All Other Nights was a fatal attraction for me. It’s the story of Jacob Rappaport, a young Jewish soldier in the Union Army who is given two impossible missions in quick succession. First, he must assisinate his uncle, a known spy, then he must woo and marry Eugenia Levy, a Jewish Southerner also thought to be a spy. This is the story of worlds divided by nothing more than the Mason-Dixon line, and the incredible loyalties such a line created, and in doing so, the worlds it destroyed.

Right, so between the Jewish angle and the Civil War angle, this book was getting bought, didn’t matter if James Patterson wrote the thing. Needless to say, the book had serious expectations to live up to.

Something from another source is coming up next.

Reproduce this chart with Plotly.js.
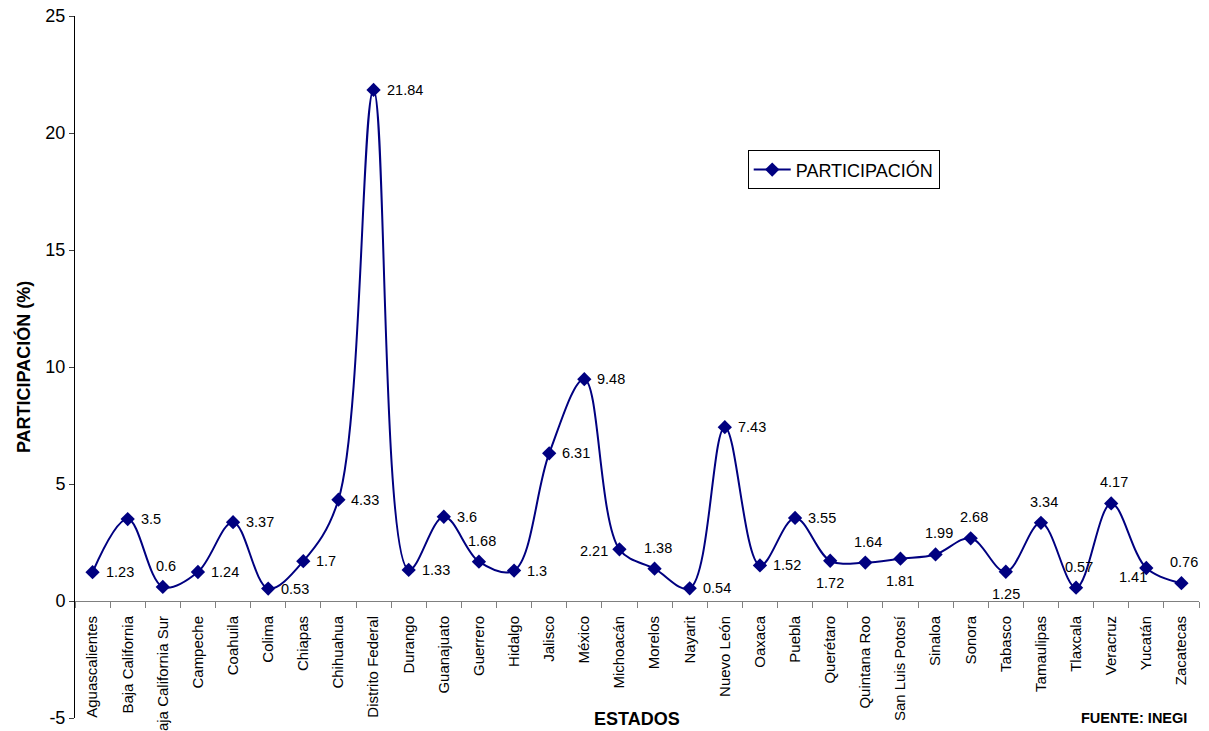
<!DOCTYPE html>
<html>
<head>
<meta charset="utf-8">
<script src="https://cdn.plot.ly/plotly-3.0.1.min.js"></script>
<style>html,body{margin:0;padding:0;background:#fff;}#chart{width:1209px;height:731px;}</style>
</head>
<body>
<div id="chart"></div>
<script>
const estados = ["Aguascalientes","Baja California","Baja California Sur","Campeche","Coahuila","Colima","Chiapas","Chihuahua","Distrito Federal","Durango","Guanajuato","Guerrero","Hidalgo","Jalisco","México","Michoacán","Morelos","Nayarit","Nuevo León","Oaxaca","Puebla","Querétaro","Quintana Roo","San Luis Potosí","Sinaloa","Sonora","Tabasco","Tamaulipas","Tlaxcala","Veracruz","Yucatán","Zacatecas"];
const participacion = [1.23,3.5,0.6,1.24,3.37,0.53,1.7,4.33,21.84,1.33,3.6,1.68,1.3,6.31,9.48,2.21,1.38,0.54,7.43,1.52,3.55,1.72,1.64,1.81,1.99,2.68,1.25,3.34,0.57,4.17,1.41,0.76];
const labelPos = ["r","r","t","r","r","r","r","r","r","r","r","t","r","r","r","l","t","r","r","r","r","b","t","b","t","t","b","t","t","t","bl","t"];
const yTicks = [-5,0,5,10,15,20,25];
const seriesName = "PARTICIPACIÓN";
const yTitle = "PARTICIPACIÓN (%)";
const xTitle = "ESTADOS";
const sourceNote = "FUENTE: INEGI";

const FONT = "Liberation Sans, Arial, sans-serif";
const NAVY = "#000080";

const posStyle = {
  r:  {xanchor:"left",   yanchor:"middle", xshift:11,  yshift:0},
  l:  {xanchor:"right",  yanchor:"middle", xshift:-9,  yshift:-2},
  t:  {xanchor:"center", yanchor:"middle", xshift:3,   yshift:21},
  b:  {xanchor:"center", yanchor:"middle", xshift:0,   yshift:-22},
  bl: {xanchor:"right",  yanchor:"middle", xshift:3,   yshift:-9}
};

const labelAnns = estados.map((e,i) => Object.assign({
  x: e, y: participacion[i], xref:"x", yref:"y",
  text: String(participacion[i]), showarrow:false,
  font:{family:FONT, size:14.5, color:"#000"}
}, posStyle[labelPos[i]]));

const trace = {
  x: estados, y: participacion, type:"scatter", mode:"lines+markers",
  name: seriesName,
  line:{color:NAVY, width:2, shape:"spline", smoothing:1},
  marker:{symbol:"diamond", size:11, color:NAVY},
  cliponaxis:false
};

const layout = {
  width:1209, height:731,
  margin:{l:75, r:10, t:16, b:13, pad:0},
  paper_bgcolor:"#fff", plot_bgcolor:"#fff",
  font:{family:FONT, color:"#000"},
  showlegend:true,
  legend:{x:0.5985, y:0.8086, xanchor:"left", yanchor:"top", bgcolor:"#fff",
          bordercolor:"#000", borderwidth:1, font:{family:FONT, size:18, color:"#000"},
          itemwidth:37},
  xaxis:{type:"category", range:[-0.5, estados.length-0.5], anchor:"free",
         position:5/30, showline:true, linecolor:"#808080", linewidth:1,
         ticks:"outside", tickson:"boundaries", ticklen:6, tickcolor:"#808080",
         ticklabelstandoff:8,
         tickangle:-90, tickfont:{family:FONT, size:15, color:"#000"},
         showgrid:false, zeroline:false, fixedrange:true},
  yaxis:{range:[-5,25], tickvals:yTicks, ticktext:yTicks.map(String),
         showline:true, linecolor:"#000", linewidth:1, ticks:"outside",
         ticklen:5, tickcolor:"#404040", tickfont:{family:FONT, size:18, color:"#000"},
         showgrid:false, zeroline:false, fixedrange:true},
  annotations: labelAnns.concat([
    {text:"<b>"+yTitle+"</b>", xref:"paper", yref:"paper", x:-0.0462, y:0.5,
     xanchor:"center", yanchor:"middle", textangle:-90, showarrow:false,
     font:{family:FONT, size:18, color:"#000"}},
    {text:"<b>"+xTitle+"</b>", xref:"paper", yref:"paper", x:(637-75)/1124, y:-0.001,
     xanchor:"center", yanchor:"middle", showarrow:false,
     font:{family:FONT, size:18, color:"#000"}},
    {text:"<b>"+sourceNote+"</b>", xref:"paper", yref:"paper", x:(1133.5-75)/1124, y:0.0005,
     xanchor:"center", yanchor:"middle", showarrow:false,
     font:{family:FONT, size:14.5, color:"#000"}}
  ])
};

Plotly.newPlot("chart", [trace], layout, {displayModeBar:false, staticPlot:true});
</script>
</body>
</html>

The characters were interesting, because they were so deeply flawed. The main character, Jacob, is hard to sympathize with, until you remember he really is only nineteen, and he really thinks he doesn’t have a choice. He thinks he has to do whatever his superiors tell him, and this is his tragic flaw. Eugenia isn’t even as interesting as some of the other secondary characters Horn sets up, such as a war widow and the father of a spy ring, both of whom steal their respective scenes. The history of Jews in the Confederacy and Jews during the Civil War is fascinating (did you know that the 2nd in command of the Confederacy was Jewish man named Judah Benjamin?). Unfortunately for the book, the plot gets weighed down by espionage, Jacob’s self-loathing, and too much coincidence (which is slightly more believable if you know how Jewish geography works).

Overall, the book was an interesting read, and the flawed characters enhance the tragic scene set by the fact readers know how the Civil War ends. The Southern Civil War buff in me was not terrible disappointed, but the ending did leave something to be desired.